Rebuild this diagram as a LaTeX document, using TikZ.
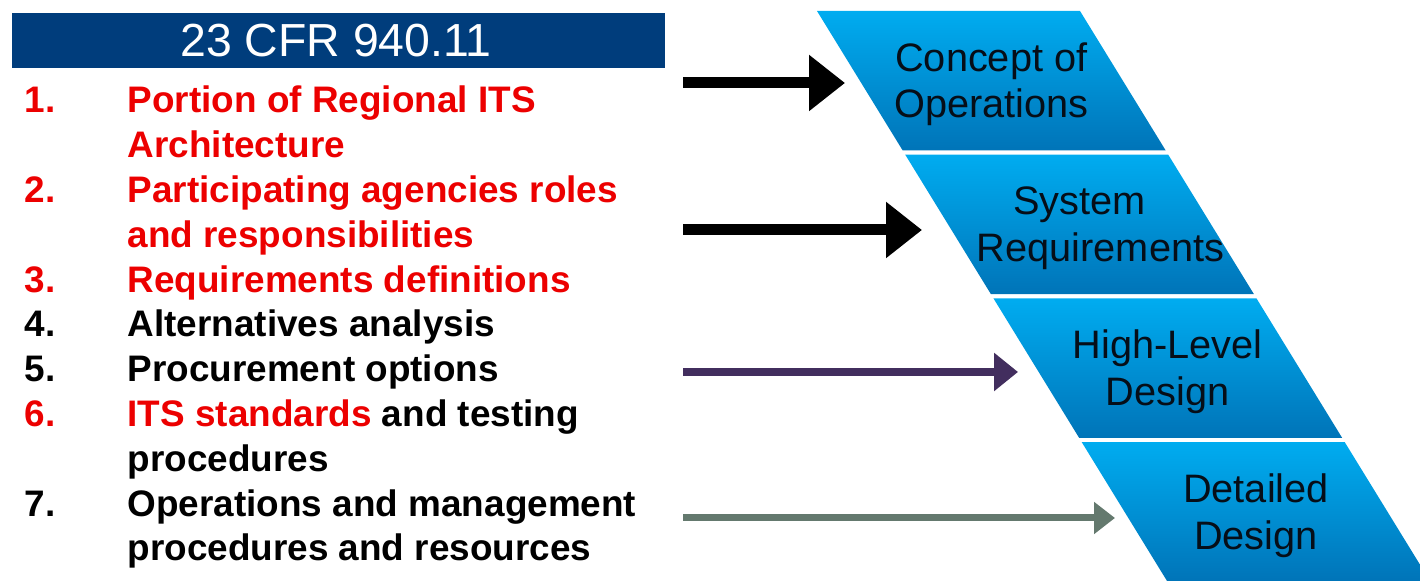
\documentclass[tikz,border=0pt]{standalone}
\usepackage{fontspec}
\setmainfont{Liberation Sans}
\usetikzlibrary{arrows.meta,calc}

\definecolor{bannerBlue}{RGB}{0,61,124}
\definecolor{boxTop}{RGB}{0,172,240}
\definecolor{boxMid}{RGB}{0,150,220}
\definecolor{boxBottom}{RGB}{0,116,184}
\definecolor{stageText}{RGB}{6,14,24}
\definecolor{itemRed}{RGB}{236,0,0}
\definecolor{arrowPurple}{RGB}{66,46,94}
\definecolor{arrowGrey}{RGB}{100,121,110}
\newcommand{\redtxt}[1]{\textcolor{itemRed}{#1}}

\begin{document}
\begin{tikzpicture}
  [every node/.style={inner sep=0pt},
   stage/.style={font=\fontsize{11.3}{13.2}\selectfont, text=stageText, align=center},
   item/.style={font=\fontsize{10.5}{12.75}\selectfont\bfseries, anchor=base west},
   bigarrow/.style={line width=1.1mm, -{Triangle[length=3.6mm, width=5.4mm]}}]

  \useasboundingbox (0,0) rectangle (14.2,5.81);
  \clip (0,0) rectangle (14.2,5.81);

  % title bar
  \fill [bannerBlue] (0.12,5.13) rectangle (6.65,5.68);
  \node [text=white, font=\fontsize{13.2}{15}\selectfont] (title) at (3.36,5.405) {23 CFR 940.11};

  % numbered requirements, one node per printed line
  \foreach \num/\txt [count=\k] in {
      {\redtxt{1.}}/{\redtxt{Portion of Regional ITS}},
      {}/{\redtxt{Architecture}},
      {\redtxt{2.}}/{\redtxt{Participating agencies roles}},
      {}/{\redtxt{and responsibilities}},
      {\redtxt{3.}}/{\redtxt{Requirements definitions}},
      {4.}/{Alternatives analysis},
      {5.}/{Procurement options},
      {\redtxt{6.}}/{\redtxt{ITS standards} and testing},
      {}/{procedures},
      {7.}/{Operations and management},
      {}/{procedures and resources}}
  {
    \node [item] (num\k) at (0.24,{4.68-0.448*(\k-1)}) {\num};
    \node [item] (item\k) at (1.27,{4.68-0.448*(\k-1)}) {\txt};
  }

  % slanted stage bands, each with its own shading
  \foreach \name/\txt [count=\k from 0] in {
      con/{Concept of\\Operations},
      req/{System\\\hspace*{4.2mm}Requirements},
      hld/{High-Level\\Design},
      dd/{Detailed\\Design}}
  {
    \coordinate (S\k) at ({8.17+0.8823*\k},{5.70-1.437*\k});
    \shade [top color=boxTop, middle color=boxMid, bottom color=boxBottom]
      (S\k) -- ++(2.63,0) -- ++(0.857,-1.395) -- ++(-2.63,0) -- cycle;
    \node [stage] (\name) at ($(S\k)+(1.743,-0.735)$) {\txt};
  }

  % arrows into the stages
  \coordinate (A1) at (6.83,4.98);
  \coordinate (A2) at (6.83,3.51);
  \coordinate (A3) at (6.83,2.09);
  \coordinate (A4) at (6.83,0.63);
  \path (A1) ++ (1.62,0) coordinate (B1);
  \path (A2) ++ (2.39,0) coordinate (B2);
  \path (A3) ++ (3.35,0) coordinate (B3);
  \path (A4) ++ (4.32,0) coordinate (B4);

  \draw [bigarrow, color=black] (A1) -- (B1);
  \draw [bigarrow, color=black] (A2) -- (B2);
  \draw [line width=0.8mm, color=arrowPurple,
    -{Triangle[length=2.4mm, width=3.7mm]}] (A3) -- (B3);
  \draw [line width=0.7mm, color=arrowGrey,
    -{Triangle[length=2.1mm, width=3.1mm]}] (A4) -- (B4);

\end{tikzpicture}
\end{document}
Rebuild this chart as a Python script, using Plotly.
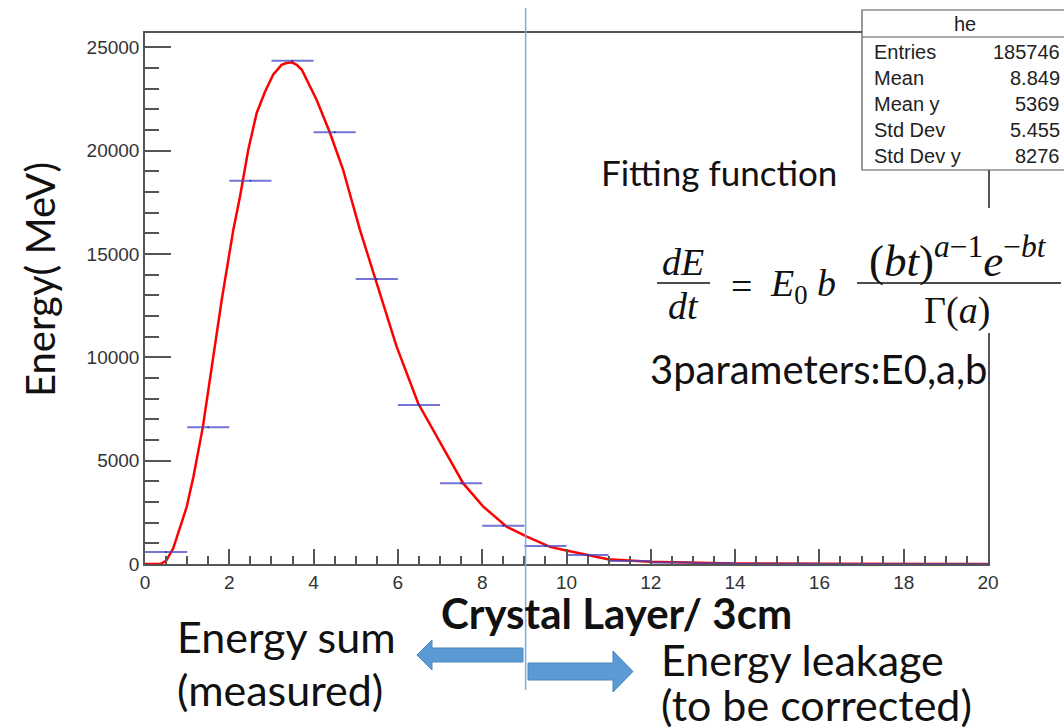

> **WORK INSTRUCTIONS**:
Repeat the listing verbatim. Skip the pictures.

> **ANSWER FOR THE TASK**:
Rebuild this diagram as a LaTeX document, using TikZ.
\documentclass[tikz,border=0pt]{standalone}
\usepackage{fontspec}
\setmainfont{Liberation Sans}
\usetikzlibrary{arrows.meta,calc}

\definecolor{bannerBlue}{RGB}{0,61,124}
\definecolor{boxTop}{RGB}{0,172,240}
\definecolor{boxMid}{RGB}{0,150,220}
\definecolor{boxBottom}{RGB}{0,116,184}
\definecolor{stageText}{RGB}{6,14,24}
\definecolor{itemRed}{RGB}{236,0,0}
\definecolor{arrowPurple}{RGB}{66,46,94}
\definecolor{arrowGrey}{RGB}{100,121,110}
\newcommand{\redtxt}[1]{\textcolor{itemRed}{#1}}

\begin{document}
\begin{tikzpicture}
  [every node/.style={inner sep=0pt},
   stage/.style={font=\fontsize{11.3}{13.2}\selectfont, text=stageText, align=center},
   item/.style={font=\fontsize{10.5}{12.75}\selectfont\bfseries, anchor=base west},
   bigarrow/.style={line width=1.1mm, -{Triangle[length=3.6mm, width=5.4mm]}}]

  \useasboundingbox (0,0) rectangle (14.2,5.81);
  \clip (0,0) rectangle (14.2,5.81);

  % title bar
  \fill [bannerBlue] (0.12,5.13) rectangle (6.65,5.68);
  \node [text=white, font=\fontsize{13.2}{15}\selectfont] (title) at (3.36,5.405) {23 CFR 940.11};

  % numbered requirements, one node per printed line
  \foreach \num/\txt [count=\k] in {
      {\redtxt{1.}}/{\redtxt{Portion of Regional ITS}},
      {}/{\redtxt{Architecture}},
      {\redtxt{2.}}/{\redtxt{Participating agencies roles}},
      {}/{\redtxt{and responsibilities}},
      {\redtxt{3.}}/{\redtxt{Requirements definitions}},
      {4.}/{Alternatives analysis},
      {5.}/{Procurement options},
      {\redtxt{6.}}/{\redtxt{ITS standards} and testing},
      {}/{procedures},
      {7.}/{Operations and management},
      {}/{procedures and resources}}
  {
    \node [item] (num\k) at (0.24,{4.68-0.448*(\k-1)}) {\num};
    \node [item] (item\k) at (1.27,{4.68-0.448*(\k-1)}) {\txt};
  }

  % slanted stage bands, each with its own shading
  \foreach \name/\txt [count=\k from 0] in {
      con/{Concept of\\Operations},
      req/{System\\\hspace*{4.2mm}Requirements},
      hld/{High-Level\\Design},
      dd/{Detailed\\Design}}
  {
    \coordinate (S\k) at ({8.17+0.8823*\k},{5.70-1.437*\k});
    \shade [top color=boxTop, middle color=boxMid, bottom color=boxBottom]
      (S\k) -- ++(2.63,0) -- ++(0.857,-1.395) -- ++(-2.63,0) -- cycle;
    \node [stage] (\name) at ($(S\k)+(1.743,-0.735)$) {\txt};
  }

  % arrows into the stages
  \coordinate (A1) at (6.83,4.98);
  \coordinate (A2) at (6.83,3.51);
  \coordinate (A3) at (6.83,2.09);
  \coordinate (A4) at (6.83,0.63);
  \path (A1) ++ (1.62,0) coordinate (B1);
  \path (A2) ++ (2.39,0) coordinate (B2);
  \path (A3) ++ (3.35,0) coordinate (B3);
  \path (A4) ++ (4.32,0) coordinate (B4);

  \draw [bigarrow, color=black] (A1) -- (B1);
  \draw [bigarrow, color=black] (A2) -- (B2);
  \draw [line width=0.8mm, color=arrowPurple,
    -{Triangle[length=2.4mm, width=3.7mm]}] (A3) -- (B3);
  \draw [line width=0.7mm, color=arrowGrey,
    -{Triangle[length=2.1mm, width=3.1mm]}] (A4) -- (B4);

\end{tikzpicture}
\end{document}
Rebuild this chart as a Python script, using Plotly.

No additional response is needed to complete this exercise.